AIM: Take the material below and retype it in full; pictures are left out.

DATA LINES:
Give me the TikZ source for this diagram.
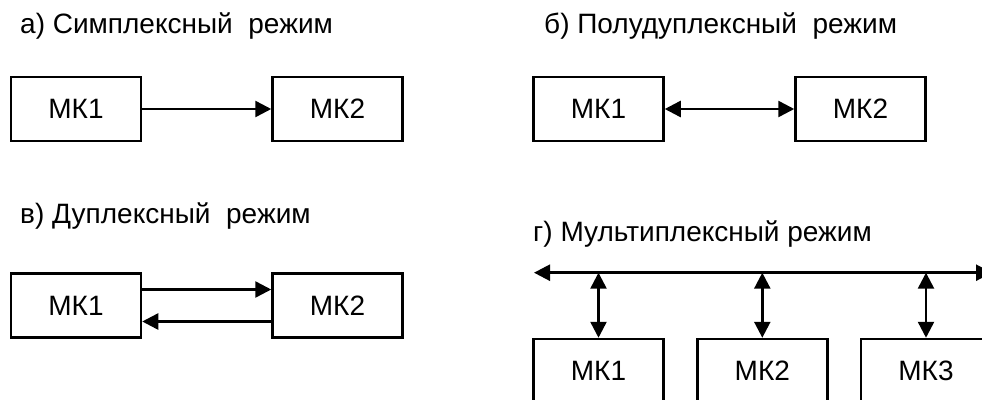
\documentclass[tikz,border=0pt]{standalone}
\usepackage{fontspec}
\setmainfont{Liberation Sans}
\usetikzlibrary{arrows.meta}
\begin{document}
\begin{tikzpicture}[x=1pt,y=-1pt,
  box/.style={draw, line width=2.5pt, minimum width=130pt, minimum height=64pt, inner sep=0pt, font=\fontsize{28}{32}\selectfont},
  title/.style={anchor=base west, inner sep=0pt, font=\fontsize{28}{32}\selectfont},
  conn/.style={line width=2.5pt},
  >={Triangle[length=16pt,width=16pt]}]
\useasboundingbox (0,0) rectangle (982,399);
\clip (0,0) rectangle (982,399);
% titles
\node[title] (ta) at (20,33.5) {а) Симплексный~~режим};
\node[title] (tb) at (544,33.5) {б) Полудуплексный~~режим};
\node[title] (tc) at (20,223.5) {в) Дуплексный~~режим};
\node[title] (td) at (533,241.5) {г) Мультиплексный режим};
% a
\node[box] (a1) at (76,109) {МК1};
\node[box] (a2) at (337.5,109) {МК2};
\draw[conn,->] (a1) -- (a2);
% b
\node[box] (b1) at (598.5,109) {МК1};
\node[box] (b2) at (860.5,109) {МК2};
\draw[conn,<->] (b1) -- (b2);
% c
\node[box] (c1) at (76,305.5) {МК1};
\node[box] (c2) at (337.5,305.5) {МК2};
\draw[conn,->] ([yshift=16pt]c1.east) -- ([yshift=16pt]c2.west);
\draw[conn,->] ([yshift=-16pt]c2.west) -- ([yshift=-16pt]c1.east);
% d
\node[box] (d1) at (598.5,371) {МК1};
\node[box] (d2) at (762.3,371) {МК2};
\node[box] (d3) at (926,371) {МК3};
\coordinate (busl) at (534,272.7);
\coordinate (busr) at (992,272.7);
\draw[conn,<->] (busl) -- (busr);
\draw[conn,<->] (d1.north |- busl) -- (d1.north);
\draw[conn,<->] (d2.north |- busl) -- (d2.north);
\draw[conn,<->] (d3.north |- busl) -- (d3.north);
\end{tikzpicture}
\end{document}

RESULT OF THIS TASK:
Give me the TikZ source for this diagram.
\documentclass[tikz,border=0pt]{standalone}
\usepackage{fontspec}
\setmainfont{Liberation Sans}
\usetikzlibrary{arrows.meta}
\begin{document}
\begin{tikzpicture}[x=1pt,y=-1pt,
  box/.style={draw, line width=2.5pt, minimum width=130pt, minimum height=64pt, inner sep=0pt, font=\fontsize{28}{32}\selectfont},
  title/.style={anchor=base west, inner sep=0pt, font=\fontsize{28}{32}\selectfont},
  conn/.style={line width=2.5pt},
  >={Triangle[length=16pt,width=16pt]}]
\useasboundingbox (0,0) rectangle (982,399);
\clip (0,0) rectangle (982,399);
% titles
\node[title] (ta) at (20,33.5) {а) Симплексный~~режим};
\node[title] (tb) at (544,33.5) {б) Полудуплексный~~режим};
\node[title] (tc) at (20,223.5) {в) Дуплексный~~режим};
\node[title] (td) at (533,241.5) {г) Мультиплексный режим};
% a
\node[box] (a1) at (76,109) {МК1};
\node[box] (a2) at (337.5,109) {МК2};
\draw[conn,->] (a1) -- (a2);
% b
\node[box] (b1) at (598.5,109) {МК1};
\node[box] (b2) at (860.5,109) {МК2};
\draw[conn,<->] (b1) -- (b2);
% c
\node[box] (c1) at (76,305.5) {МК1};
\node[box] (c2) at (337.5,305.5) {МК2};
\draw[conn,->] ([yshift=16pt]c1.east) -- ([yshift=16pt]c2.west);
\draw[conn,->] ([yshift=-16pt]c2.west) -- ([yshift=-16pt]c1.east);
% d
\node[box] (d1) at (598.5,371) {МК1};
\node[box] (d2) at (762.3,371) {МК2};
\node[box] (d3) at (926,371) {МК3};
\coordinate (busl) at (534,272.7);
\coordinate (busr) at (992,272.7);
\draw[conn,<->] (busl) -- (busr);
\draw[conn,<->] (d1.north |- busl) -- (d1.north);
\draw[conn,<->] (d2.north |- busl) -- (d2.north);
\draw[conn,<->] (d3.north |- busl) -- (d3.north);
\end{tikzpicture}
\end{document}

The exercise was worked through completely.